Woman at Point Zero - Nawal El Saadawi
I just now came back down from the stacks after grabbing a second book (God Dies by the Nile) from Nawal El Saadawi. 1) kudos for me for remembering the proper call number area, 2) I now have 30 books out from the library in varying degrees of progress (mostly untouched), and 3) I saw a book I instantly disliked with a reactive and intense disdain. I don't remember what the title was exactly (because yet my short term memory continues to worsen) but the premise of Paul Bowles' work seems to be anthropomorphic reinterpretation. An American man involved in the "folkloric" trend, blending all to be informal orientalism through scoping large profits.
Anthropology is of course always facing this problem at its core. Colonial spies or not, their ultimate aid is to western expansion and can only be seenthrough this lense. People like Zora Neale Hurston primarily get this treatment either ignored or hyper-focused on. As if it needed to. Bowles is clearly "problematique" but I wonder who else could face the critic of its methological framework.
Woman at Point Zero is in one part a true story and in another a complete fabrication. Saadawi was a sociologist who her surrounding narrator is based on, and Firdaus is a person whose story she has tried to notate. At first I felt like Frankenstein, one narrator narrating to another and then passing it down the next line, but there is only one level to enter past that does not exist in the meta-narrative (the transcription of non to fiction). Saadawi's self-insert in the book hardly exists in the book, her drama is getting the story and then dealing with the frameless loss of life/irrehensible non-justice. Woe to the one who keeps living, who realizes the world is not set to be safe.
If I had no idea the context of the book, it would read different. The story would be a lot more...torturous. It feels as if the character of Firdaus gets a further loathsomeness constructed upon her by the book than would be in the world. Not to say that someone cannot hurt this bad, but in its writing, Saadawi denies Firdaus any sensations of brevity. Her attempts to love are squashed, her relationships reveal their ugly head of violent and damming ownership, her life ends without meaning with a whisper of nothing to its being relayed. I think the last sits the most pertinent motion that the book could do - that this doesn't matter. Not in a personal sense, I think most people would have argued to try to save Firdaus - the determined to die without meaning or kill off scum at her will - because she's a fun hero. But she didn't live, and she wouldn't have, and no one other than Saadawi and us could give a single fuck about her now. It doesn't matter. She doesn't matter.

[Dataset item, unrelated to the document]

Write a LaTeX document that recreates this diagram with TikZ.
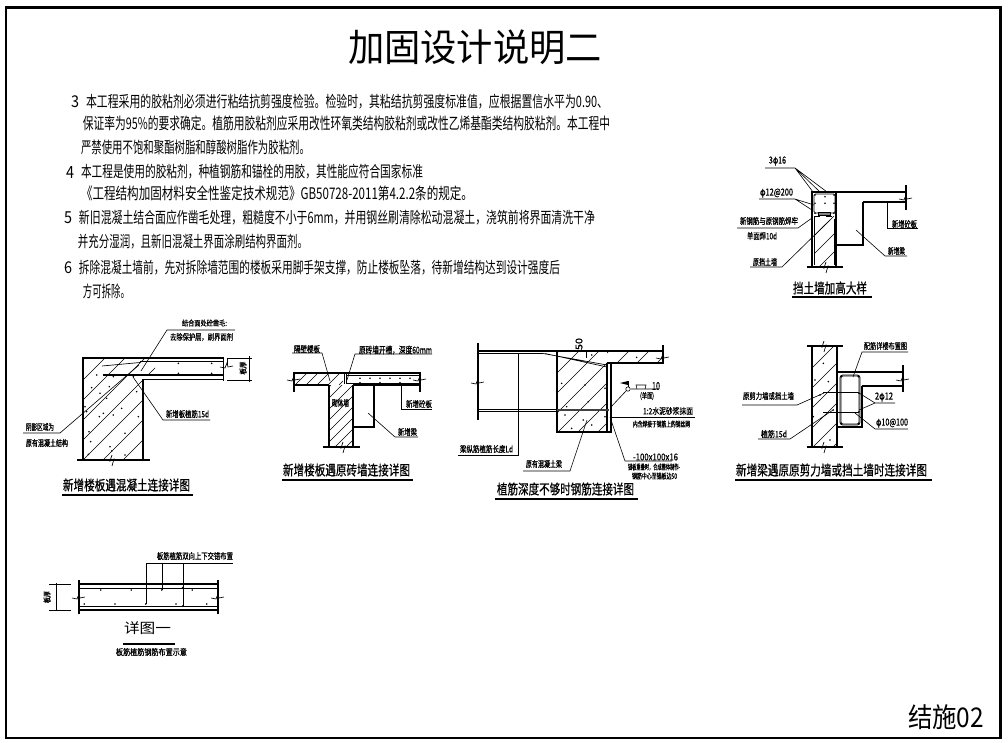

Saadawi is a sociologist and leading figure of feminism for Egypt because of Woman at Point Zero's success. I kinda dig her. I'm glad that a random patron took her work out because I wouldn't have found it. There's a moment in the book that at the very least suggests an intimate and caring relationship between a character and her mother figure and at most conflicting is a queered narrative unfinished and messily fine before the inevitable place where it would become troubling. The book presents a few different ideas beyond the patriarchal violence of existing as a woman that are unexpected too - an abolitionist-leaning perspective, talk on female circumcision that I am unprepared for to my understanding's basis, that the autonumous is a dead art by the status quo imbued in patriarchy. At the same time this piece is one of those anthropological studies of a sort. A sociologist taking a dead woman's story for her own gains/decisions of its meaning. I think that's a line that is apparent but doesn't have to only be seen in its light.